JT Marshall/650 CKOM
Sarah Gerrard, a Saskatchewan teacher who helped found the first Gay Straigth Alliance group in the province, spoke Saturday at a workshop at the Unviersity of Saskatchewan.

Breaking the Silence held it's 20th annual conference on LGBTQ issues Saturday at the University of Saskatchewan.
 
Many workshops were focused on Gay Straight Alliances (GSAs) in rural school divisions.

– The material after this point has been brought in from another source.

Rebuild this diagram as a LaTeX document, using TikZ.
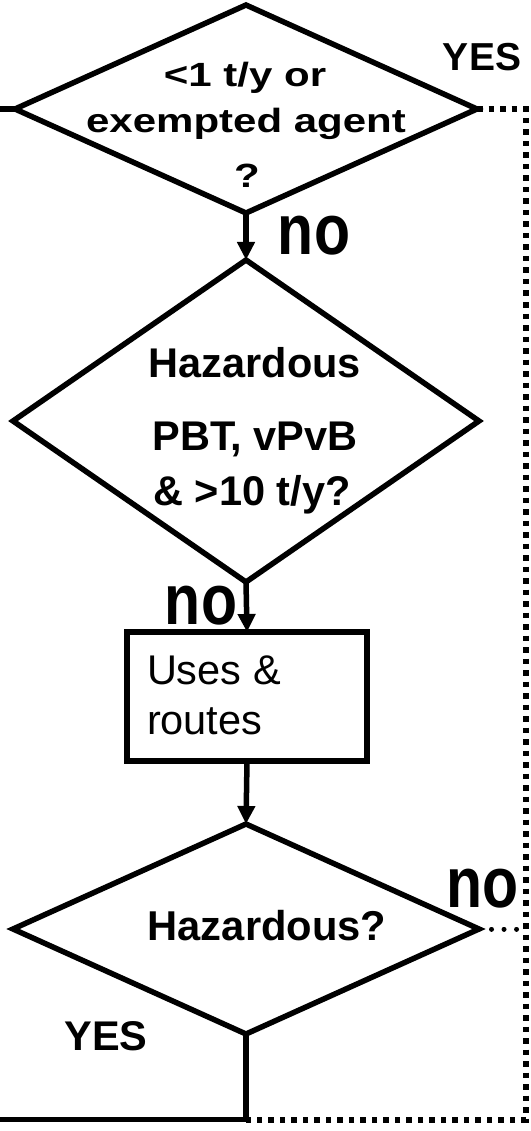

The groups are meant to serve as a support system for students who are coming to terms with being gay, transgender or bisexual.
 
Sarah Gerrard. a teacher who started Saskatchewan's first GSA at Warman High School in 2013, spoke at the event.
 
She said the groups ought to be protected by provincial legislation preventing schools from blocking them.
 
She said she understood that school boards may have differing views on homosexuality, but that this shouldn't allow them to ban supports for gay students.
 
Gerrard said legislation would also keep students from having to publicly rally to start a GSA.
 
"If the government mandated that anyone that asked for a GSA should receive one, then that puts less onus on the students to put themselves at risk by outing themselves askling for a club," she said.
 
Gerrard said there was a particular need for GSAs in rural areas, noting that most of the provinces existing clubs are currently in cities.